COLOMBO: Sri Lanka’s Marxist-leaning leader Anura Kumara Dissanayake grabbed a commanding early lead on Sunday (Sep 22) in his bid to become the next president of the debt-ridden country seeking to elect a leader to bolster its fragile economic recovery.
Early results from Saturday’s vote strongly suggested that the 55-year-old would become the first leftist commander-in-chief and head of state of the small but strategically placed island nation.
The election pits Dissanayaka against President Ranil Wickremesinghe and rival candidate Namal Rajapaksa, whose campaign conceded defeat early Sunday.
About 76 percent of the 17.1 million-person electorate turned out to vote, officials said, with final results expected later Sunday.
Dissanayaka’s strong showing in the postal ballot, considered an accurate indication of the entire electorate, boosted expectations that he would win.
Election officials said Dissanayaka had won 58 per cent of postal votes, with about a third of ballots counted.
In previous polls, candidates who garnered more than 50 per cent of the postal ballot have gone on to win the presidency.

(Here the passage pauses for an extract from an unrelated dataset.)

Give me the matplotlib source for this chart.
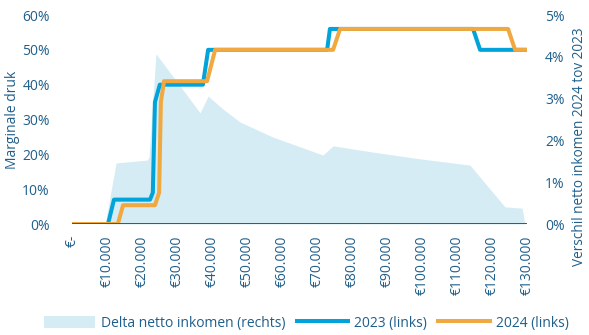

Rajapaksa’s aides said Dissanayaka had won the vote.
“Anura Kumara Dissanayaka has won the election,” Rajapaksa’s campaign aide Milinda Rajapaksha said on Facebook, adding: “Namal Rajapaksa won politics.”
The 38-year-old scion of the once powerful Rajapaksa clan entered the fray as a dress rehearsal for the 2029 presidential poll, sources close to him told AFP.
Sri Lanka’s Foreign Minister Ali Sabry, a close ally of Wickremesinghe, also said Dissanayaka had won.
“After a long and arduous campaign, the results of the election are now clear,” Sabry said on X.
“Though I heavily campaigned for President Ranil Wickremasinghe, the people of Sri Lanka have made their decision, and I fully respect their mandate for Anura Kumara Dissanayaka.”
There was no immediate reaction from Wickremesinghe, but he declared an eight-hour curfew despite the independent Election Commission describing Saturday’s vote as the most peaceful in the country’s electoral history.
Police said the curfew was “an additional measure to protect people”.
Earlier in the day, the government declared Monday would be a special public holiday.